An RST message has no token, so don't reply with a token when sending
RST.
This also adds unit tests to ensure this this exact bug does not sneak
back in.
When RFC 8974 support (module `nanocoap_token_ext`) is in use, the
request token may be longer than the buffer in the separate response
context is large. This adds a check to not overflow the buffer.
Sadly, this is an API change: Preparing the separate response context
can actually fail, so we need to report this with a return value.
The example application has been adapted to only proceed if the separate
reply context could have been prepared, and rather directly emit a
reset message if the token exceeds the static buffer.
Co-authored-by: benpicco <benpicco@googlemail.com>
Before, handlers writing blockwise transfer assumed that the response
header length will match the request header length. This is true for
UDP, but not for TCP: The CoAP over TCP header contains a Len field,
that gets extended for larger messages. Since the reply often is indeed
larger than the request, this is indeed often the case for CoAP over
TCP.
Note: Right now, no CoAP over TCP implementation is upstream. However,
getting rid of incorrect assumptions now will make life easier
later on.
In case no payload is added, `coap_build_reply_header()` would return
`sizeof(coap_hdr_t) + token_length` regardless of the actual header
length returned by `coap_build_hdr()`. These can be different if
RFC 8974 extended tokens are enabled (module `nanocoap_token_ext`
used): If an extended token length field is used, its size is not
considered.
Co-authored-by: benpicco <benpicco@googlemail.com>
Some calls to `coap_build_hdr()` were done with the target buffer for
the header and the source buffer for the token overlapping:
They reuse the buffer that held the request to assemble the response in.
We cannot use `memcpy()` in this case to copy the token into the target
buffer, as source and destination would (fully) overlap.
This commit makes reusing the request buffer for the response a special
case: `memcpy()` is only used to copy the token if source and
destination address of the token differ.
An alternative fix would have been to use `memmove()` unconditionally.
But `memmove()` does not make any assumption about the layout of target
and source buffer, while we know that the token either will already be
at the right position (when reusing the request buffer for the response)
or be in a non-overlapping buffer (when generating a fresh token).
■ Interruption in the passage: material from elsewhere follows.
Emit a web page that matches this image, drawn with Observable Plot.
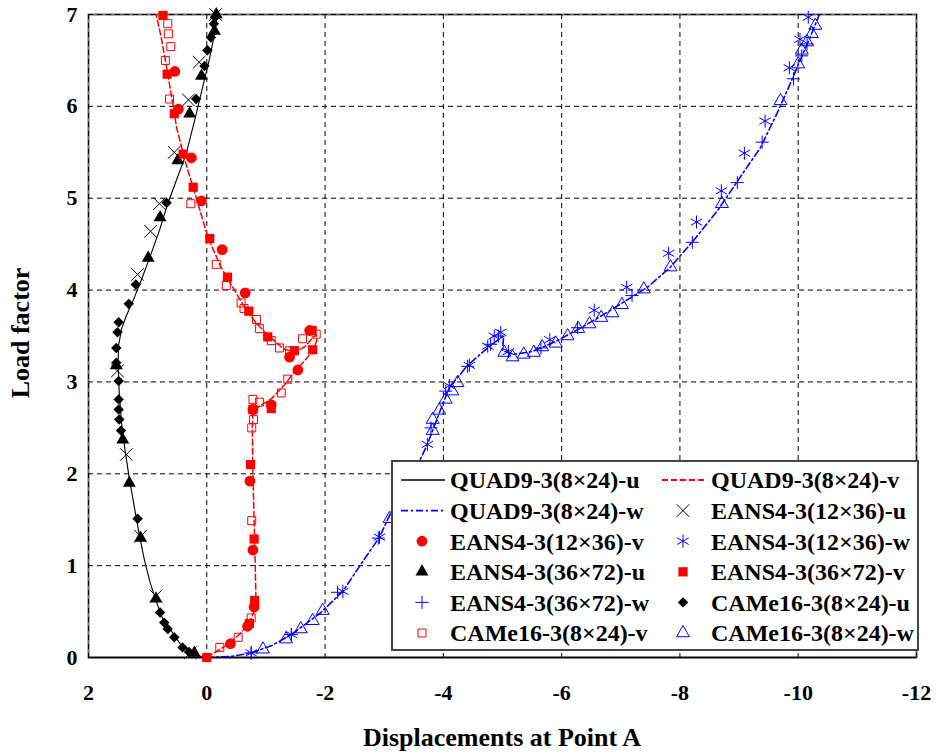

This
approach is more efficient than `memmove()`.
The CoAP block option gets written twice:
First a 'dummy' value is written by `coap_opt_add_block2()`, later this gets
overwritten by the real option value by coap_block2_finish().
The problem arises when the size of the option changes.
If the option ends up smaller than the dummy, we have garbage bytes after the
real option value, corrupting the packet.
To mitigate this, always write at least one option byte (which will be a 0 byte)
to ensure the dummy data is overwritten.